En instaurant ce « bougé » du genre et l’idée que les fidèles sont voués soit au mariage hétérosexuel soit à la vie consacrée dans le célibat, l’Eglise catholique a restreint l’horizon des possibles pour des hommes et des femmes qui ne se sentent pas attirés par le mariage hétérosexuel : c’est la prêtrise ou la vie religieuse.

Cela dit, le clergé a pu être en certains lieux et en certains temps un espace protecteur dans un monde marqué par une homophobie généralisée.
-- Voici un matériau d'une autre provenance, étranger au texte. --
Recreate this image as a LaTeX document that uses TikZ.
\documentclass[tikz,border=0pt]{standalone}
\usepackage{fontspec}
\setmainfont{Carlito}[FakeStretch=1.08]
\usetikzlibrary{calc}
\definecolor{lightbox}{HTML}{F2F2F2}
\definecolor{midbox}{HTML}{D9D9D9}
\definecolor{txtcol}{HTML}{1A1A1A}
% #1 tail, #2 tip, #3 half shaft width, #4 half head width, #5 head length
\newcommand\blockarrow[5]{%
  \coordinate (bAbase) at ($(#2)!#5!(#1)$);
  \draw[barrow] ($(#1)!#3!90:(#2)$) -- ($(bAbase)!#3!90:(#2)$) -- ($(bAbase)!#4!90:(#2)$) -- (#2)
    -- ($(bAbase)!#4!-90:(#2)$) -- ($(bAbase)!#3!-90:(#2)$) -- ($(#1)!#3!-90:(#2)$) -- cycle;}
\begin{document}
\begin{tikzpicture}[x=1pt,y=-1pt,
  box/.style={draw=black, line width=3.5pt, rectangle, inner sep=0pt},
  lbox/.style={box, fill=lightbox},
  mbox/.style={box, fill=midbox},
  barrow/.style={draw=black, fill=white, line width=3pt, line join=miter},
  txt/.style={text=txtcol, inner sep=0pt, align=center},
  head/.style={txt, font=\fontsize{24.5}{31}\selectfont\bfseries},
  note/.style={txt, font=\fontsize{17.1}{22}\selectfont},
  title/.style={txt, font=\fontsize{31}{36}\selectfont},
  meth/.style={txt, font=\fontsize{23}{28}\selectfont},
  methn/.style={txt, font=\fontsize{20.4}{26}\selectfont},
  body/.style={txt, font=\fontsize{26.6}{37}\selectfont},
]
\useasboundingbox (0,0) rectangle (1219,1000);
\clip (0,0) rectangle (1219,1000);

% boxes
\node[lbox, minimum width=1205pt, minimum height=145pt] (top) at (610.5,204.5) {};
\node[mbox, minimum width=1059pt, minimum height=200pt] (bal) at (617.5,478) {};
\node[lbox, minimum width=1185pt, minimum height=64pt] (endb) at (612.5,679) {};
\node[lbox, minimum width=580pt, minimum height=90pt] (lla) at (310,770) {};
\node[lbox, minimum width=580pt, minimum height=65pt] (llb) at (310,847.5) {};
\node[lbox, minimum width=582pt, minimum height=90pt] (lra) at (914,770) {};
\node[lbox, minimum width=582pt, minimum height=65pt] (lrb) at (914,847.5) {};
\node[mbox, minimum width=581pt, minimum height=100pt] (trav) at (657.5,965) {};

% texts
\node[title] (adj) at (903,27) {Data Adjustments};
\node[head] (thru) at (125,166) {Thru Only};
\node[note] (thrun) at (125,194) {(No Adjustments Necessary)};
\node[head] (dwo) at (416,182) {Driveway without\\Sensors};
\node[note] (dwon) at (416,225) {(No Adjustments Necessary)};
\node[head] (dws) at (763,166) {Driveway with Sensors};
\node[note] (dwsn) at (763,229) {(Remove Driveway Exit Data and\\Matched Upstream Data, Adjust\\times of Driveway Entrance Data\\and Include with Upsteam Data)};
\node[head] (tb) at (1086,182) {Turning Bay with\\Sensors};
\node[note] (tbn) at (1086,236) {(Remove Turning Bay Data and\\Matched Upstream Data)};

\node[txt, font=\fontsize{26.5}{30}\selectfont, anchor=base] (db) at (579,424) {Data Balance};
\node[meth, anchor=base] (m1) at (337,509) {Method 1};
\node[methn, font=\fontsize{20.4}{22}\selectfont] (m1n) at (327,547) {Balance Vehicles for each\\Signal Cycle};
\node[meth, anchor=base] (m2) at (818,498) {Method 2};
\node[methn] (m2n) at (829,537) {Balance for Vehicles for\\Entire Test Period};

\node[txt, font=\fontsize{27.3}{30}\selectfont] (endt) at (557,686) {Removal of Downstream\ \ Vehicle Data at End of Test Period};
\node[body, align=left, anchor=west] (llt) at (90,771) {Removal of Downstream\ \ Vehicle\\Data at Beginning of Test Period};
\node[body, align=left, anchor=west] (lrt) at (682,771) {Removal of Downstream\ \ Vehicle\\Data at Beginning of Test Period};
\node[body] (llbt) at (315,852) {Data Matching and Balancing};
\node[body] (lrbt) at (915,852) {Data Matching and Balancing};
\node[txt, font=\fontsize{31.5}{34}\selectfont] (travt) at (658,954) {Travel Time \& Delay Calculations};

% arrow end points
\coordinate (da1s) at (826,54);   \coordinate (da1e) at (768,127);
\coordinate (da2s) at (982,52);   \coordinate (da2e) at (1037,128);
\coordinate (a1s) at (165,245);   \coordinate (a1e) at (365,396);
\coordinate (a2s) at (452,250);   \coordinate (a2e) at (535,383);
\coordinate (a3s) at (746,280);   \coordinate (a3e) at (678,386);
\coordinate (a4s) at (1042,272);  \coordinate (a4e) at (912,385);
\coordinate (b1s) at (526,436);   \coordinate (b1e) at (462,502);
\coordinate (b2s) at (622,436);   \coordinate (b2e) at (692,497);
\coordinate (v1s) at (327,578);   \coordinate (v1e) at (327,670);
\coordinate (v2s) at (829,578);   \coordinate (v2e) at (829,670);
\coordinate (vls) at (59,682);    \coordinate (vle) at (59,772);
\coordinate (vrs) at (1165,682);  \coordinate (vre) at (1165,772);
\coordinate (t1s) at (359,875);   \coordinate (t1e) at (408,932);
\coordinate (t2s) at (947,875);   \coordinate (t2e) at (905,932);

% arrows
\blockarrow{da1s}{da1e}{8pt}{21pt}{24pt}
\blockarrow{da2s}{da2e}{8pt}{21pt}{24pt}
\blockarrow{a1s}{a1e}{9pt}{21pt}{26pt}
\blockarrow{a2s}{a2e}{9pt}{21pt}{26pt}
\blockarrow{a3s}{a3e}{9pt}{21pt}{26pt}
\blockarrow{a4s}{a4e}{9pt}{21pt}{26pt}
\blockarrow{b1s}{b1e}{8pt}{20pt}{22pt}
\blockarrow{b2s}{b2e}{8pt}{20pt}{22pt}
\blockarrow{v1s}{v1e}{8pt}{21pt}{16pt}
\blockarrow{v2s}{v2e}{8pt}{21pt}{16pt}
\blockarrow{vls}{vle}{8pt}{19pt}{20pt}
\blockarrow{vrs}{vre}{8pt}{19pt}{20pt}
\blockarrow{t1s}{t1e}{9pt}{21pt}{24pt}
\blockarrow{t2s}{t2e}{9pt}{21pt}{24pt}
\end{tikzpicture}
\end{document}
L’Eglise a donc été façonnée pendant des siècles à la fois par une forte présence de prêtres homosexuels et par un discours très hétéronormatif. Les prêtres homosexuels ont organisé leur vie dans cet espace de protection et d’épanouissement relatifs, et parfois même d’ascension sociale, que ne leur aurait pas offert la société.

De la même manière, les couvents de religieuses ont été au XIXe siècle des lieux d’épanouissement pour des femmes qui voulaient échapper au mariage hétérosexuel, à la domination masculine au sein du couple, ou à la maternité.

Un des objectifs de la croisade antigenre lancée par le Vatican est, selon moi, de faire taire ses prêtres et religieux homosexuels pour que l’on ne sache pas publiquement que le sacerdoce sert aussi de placard.

le « placard ecclésial » est aujourd’hui en crise. Il est devenu transparent aux yeux des clercs eux-mêmes comme de certains fidèles. Ainsi des prêtres et religieux rencontrés au cours de mon enquête ont longuement évoqué ces profils de prêtres en soutane qui étaient connus dans l’univers clérical pour être « des grandes folles de sacristie », selon l’expression utilisée dans ce milieu, et qui allaient crier des slogans homophobes dans les défilés de La Manif pour tous.

J’ai enquêté pendant deux ans pour le compte de la commission indépendante sur les abus sexuels dans l’Eglise. Au vu de l’ampleur du phénomène, ni l’institution ni aucun groupe de pression catholique ne peuvent plus se permettre de donner des leçons de moralité sexuelle aux personnes LGBTQI, comme l’avaient fait l’épiscopat et La Manif pour tous lors des mobilisations de 2012-2013. Et surtout pas au nom de la protection de l’enfance.